You have an equation for the angle as a function of time. This equation is posited to be valid for any time t. Therefore, the equation must somehow contain the initial angle, angular speed and angular acceleration.

9. Mar 30, 2013

### cepheid

Staff Emeritus
Oh please, polynomials are not just "for x." The letter x is just a symbol denoting a VARIABLE. You could have used any symbol, like q or w or δ or . In physics we deal with variables. Functions are just relationships between two variables, a dependent one, and and independent one. Here, the independent variable is TIME (t), and the dependent variable is the ANGLE (θ). So, θ DEPENDS on t. It is a function of t. In this case, it happens to be a polynomial function of t. So we have t instead of x. Is that really what's throwing you off, that the "x" in this polynomial has a physical meaning, that it is some measured quantity? Because that's true of all mathematical relations in physics. The quantities a, b, and c are the COEFFICIENTS of the polynomial, just like usual.

10. Mar 30, 2013

### leehufford

Thanks for your reply. I think what was tripping me up is that I thought angular acceleration was constant, but clearly it isn't becuase the function for angular acceleration still has a variable in it. I see now that acceleration is not constant. Also, I just noticed that the units of each term must simplify to theta, so the units of rad/s^3 makes sense.

If any of my assumptions here are wrong please let me know before I think I'm right!! Thanks again for all replies.

-Lee

11. Mar 30, 2013

### leehufford

See I thought a,b,c where more than coefficients. I thought I was dealing with a polynomial of three different variables for a minute. It is still weird that coefficients have units attached to them though. Thanks for the reply.

-Lee

12. Mar 30, 2013

### cepheid

Staff Emeritus
Nope, as you have discovered, a, b, and c are coefficients, that are determined by the initial conditions of the system. The coeff. 'a' is the initial position, 'b' is the initial angular speed, and 'c' is proportional to the rate of change (derivative) of alpha. That's why they have units. Basically, in this problem, alpha is not constant, but varies linearly with time, with a slope -6c.

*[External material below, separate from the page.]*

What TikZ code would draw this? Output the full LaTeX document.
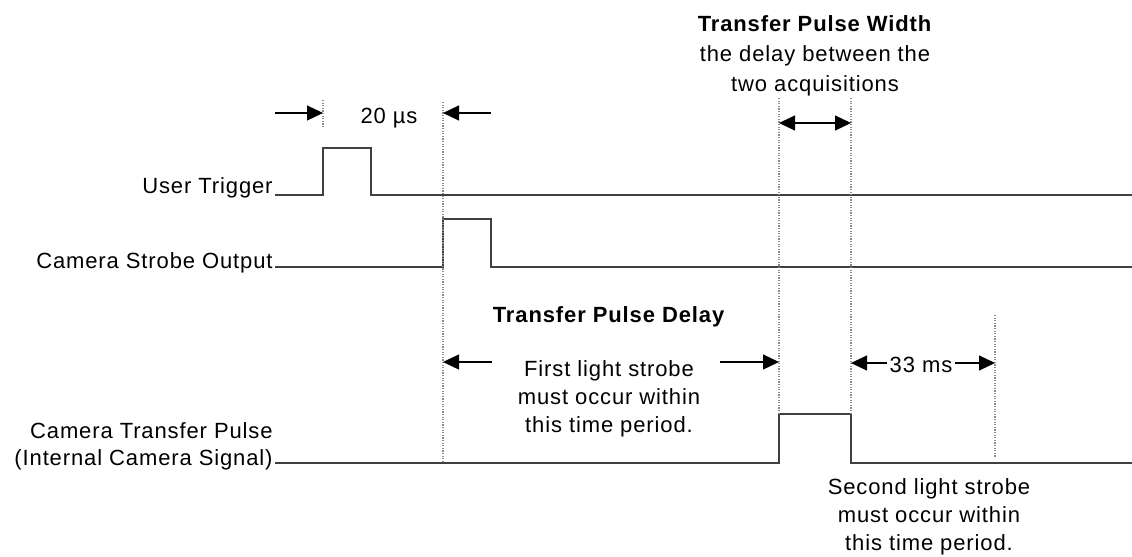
\documentclass[tikz,border=0pt]{standalone}
\usepackage{fontspec}
\setmainfont{Liberation Sans}[LetterSpace=4]
\usetikzlibrary{arrows.meta,positioning}

\tikzset{
    wave/.style={line width=0.7pt, black!75},
    guide/.style={black!45, line width=0.6pt, dash pattern=on 0.6pt off 0.7pt},
    tip/.tip={Triangle[length=8pt,width=7.5pt]},
    dim/.style={-tip, line width=0.6pt},
    sig/.style={anchor=base east, inner sep=0pt, align=right, font=\fontsize{11}{13.5}\selectfont},
    note/.style={inner sep=0pt, align=center, font=\fontsize{11}{14}\selectfont}
}

\begin{document}
\begin{tikzpicture}[x=0.5pt, y=-0.5pt]
    \useasboundingbox (0,0) rectangle (1132,557);

    % Time marks
    \coordinate (t0) at (323,0);
    \coordinate (t1) at (371,0);
    \coordinate (t2) at (443,0);
    \coordinate (t3) at (491,0);
    \coordinate (t4) at (779,0);
    \coordinate (t5) at (851,0);
    \coordinate (t6) at (995,0);

    % Signal names
    \node[sig] (trig) at (273,193) {User Trigger};
    \node[sig] (strobe) at (273,268) {Camera Strobe Output};
    \node[sig] (xfer) at (273,465) {Camera Transfer Pulse\\(Internal Camera Signal)};

    % Waveforms
    \draw[wave] (275,195) -- (t0 |- 0,195) -- (t0 |- 0,148) -- (t1 |- 0,148) -- (t1 |- 0,195) -- (1132,195);
    \draw[wave] (275,267) -- (t2 |- 0,267) -- (t2 |- 0,219) -- (t3 |- 0,219) -- (t3 |- 0,267) -- (1132,267);
    \draw[wave] (275,463) -- (t4 |- 0,463) -- (t4 |- 0,414) -- (t5 |- 0,414) -- (t5 |- 0,463) -- (1132,463);

    % Dotted guides
    \draw[guide] (t0 |- 0,100) -- (t0 |- 0,127);
    \draw[guide] (t2 |- 0,102) -- (t2 |- 0,462);
    \draw[guide] (t4 |- 0,98) -- (t4 |- 0,413);
    \draw[guide] (t5 |- 0,98) -- (t5 |- 0,413);
    \draw[guide] (t6 |- 0,315) -- (t6 |- 0,458);

    % 20 us
    \node[note, anchor=base] (trigdelay) at (389,123) {20 µs};
    \coordinate (a0) at (275,113);
    \coordinate (a1) at (491,113);
    \draw[dim] (a0) -- (t0 |- a0);
    \draw[dim] (a1) -- (t2 |- a1);

    % Transfer Pulse Width
    \node[note, anchor=north, font=\fontsize{11}{15}\selectfont] (width) at (815,15)
        {\textbf{Transfer Pulse Width}\\the delay between the\\two acquisitions};
    \coordinate (w0) at (779,123);
    \draw[dim, tip-tip] (w0) -- (t5 |- w0);

    % Transfer Pulse Delay
    \node[note, anchor=base] (delay) at (609,322) {\textbf{Transfer Pulse Delay}};
    \node[note, anchor=north] (first) at (609,360) {First light strobe\\must occur within\\this time period.};
    \coordinate (d0) at (492,362);
    \coordinate (d1) at (720,362);
    \draw[dim] (d0) -- (t2 |- d0);
    \draw[dim] (d1) -- (t4 |- d1);

    % 33 ms
    \node[note, anchor=base] (frame) at (921,372) {33 ms};
    \draw[dim] (frame.west |- 0,363) ++(-2,0) coordinate (f0) -- (t5 |- f0);
    \draw[dim] (frame.east |- 0,363) ++(2,0) coordinate (f1) -- (t6 |- f1);

    % Second strobe
    \node[note, anchor=north] (second) at (929,478) {Second light strobe\\must occur within\\this time period.};

\end{tikzpicture}
\end{document}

It may be that many of the examples you considered has a constant angular acceleration (alpha) (In which case θ vs. t would be quadratic). But that does not mean that alpha HAS to be constant. There is no reason why the acceleration can't vary with time. (In fact, it has to, if the net torque varies with time).

Regarding rad/s3, if you are talking about the units for 'c', then I agree. Your reasoning is correct about every term having to have units of rad. Another way to look at it: as I said above, c is the rate of change of alpha, which means it would have dimensions of acceleration/time.

13. Mar 30, 2013

### leehufford

It makes sense now. I was talking about c. I've learned a lot. Thanks!